# EVER WONDER?



## proutdoors (Sep 24, 2007)

> EVER WONDER

> Why the sun lightens our hair, but darkens our skin?

> Why women can't put on mascara with their mouth closed?

> Why don't you ever see the headline "Psychic Wins Lottery"?

> Why is "abbreviated" such a long word?

> *Why is it that doctors call what they do "practice"?

> Why is lemon juice made with artificial flavor, and dish washing liquid made with real lemons?

> Why is the man who invests all your money called a broker?

> Why is the time of day with the slowest traffic called rush hour?

> Why isn't there mouse-flavored cat food?

> When dog food is new and improved tasting, who tests it?

> Why didn't Noah swat those two mosquitoes?

> Why do they sterilize the needle for lethal injections?

> You know that indestructible black box that is used on airplanes? Why don't they make the whole plane out of that stuff??

> Why don't sheep shrink when it rains?

> Why are they called apartments when they are all stuck together?

> If con is the opposite of pro, is Congress the opposite of progress?

> If flying is so safe, why do they call the airport the terminal?
------------------
> In case you needed further proof that the human race is doomed through stupidity, here are some actual label instructions on consumer goods:

> On a Sears hairdryer: Do not use while sleeping. ( I have no other time to dry my hair).

> On a bag of Fritos: ..You could be a winner! No purchase necessary. Details inside. (the shoplifter special?)

> On a bar of Dial soap: "Directions: Use like regular soap." (and that would be how...?)
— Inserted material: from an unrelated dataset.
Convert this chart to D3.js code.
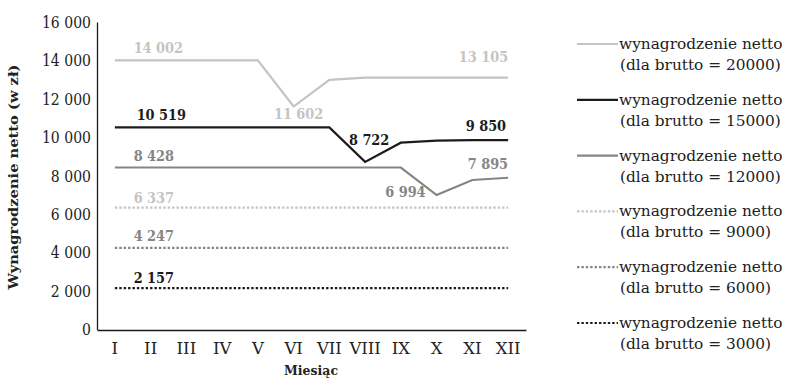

> On some Swanson frozen dinners: "Serving suggestion: Defrost." ( But, it's "just" a suggestion).

> On Tesco's Tiramisu dessert (printed on bottom): "Do not turn upside down." (well... a bit late, huh?)

> On Marks & Spencer Bread Pudding: "Product will be hot after heating." (...noooo... Really?)

> On packaging for a Rowenta iron: "Do not iron clothes on body." (but wouldn't this save me more time?)

> On Boot's Children Cough Medicine: "Do not drive a car or operate machinery after taking this medication." (We could do a lot to reduce the rate of construction accidents if we could just get those 5-year-olds with head-colds off those forklifts.)

> On Nytol Sleep Aid: "Warning: May cause drowsiness." (and.. .I'm taking this because...?)

> On most brands of Christmas lights: "For indoor or outdoor use only." (as opposed to... what?)

> On a Japanese food processor: "Not to be used for the other use." (now, somebody out there, help me on this. I'm a bit curious.)

> On Sunsbury's peanuts: "Warning: contains nuts." (talk about a news flash)

> On an American Airlines packet of nuts: "Instructions: Open packet, eat nuts." (Step 3: maybe, uh...fly Delta?)

> On a child's superman costume: "Wearing of this garment does not enable you to fly." (I don't blame the company. I blame the parents for this one.)


----------



## wapiti67 (Oct 2, 2007)

Why didn't he drown both those cats too?


----------



## callofthewild (Sep 7, 2007)

why don't eggs taste like chicken?


----------



## huntingbuddy (Sep 10, 2007)

proutdoors said:


> > On Boot's Children Cough Medicine: "Do not drive a car or operate machinery after taking this medication." (We could do a lot to reduce the rate of construction accidents if we could just get those 5-year-olds with head-colds off those forklifts.)


ROFLMAO


----------



## FROGGER (Oct 1, 2007)

wapiti67 said:


> Why didn't he drown both those cats too?


Amen brother, +1


----------



## JAT83 (Sep 9, 2007)

FishGlyph said:


> proutdoors said:
> 
> 
> > Why didn't Noah swat those two mosquitoes?
> ...


+1

I'll have to remember this list! :lol:


----------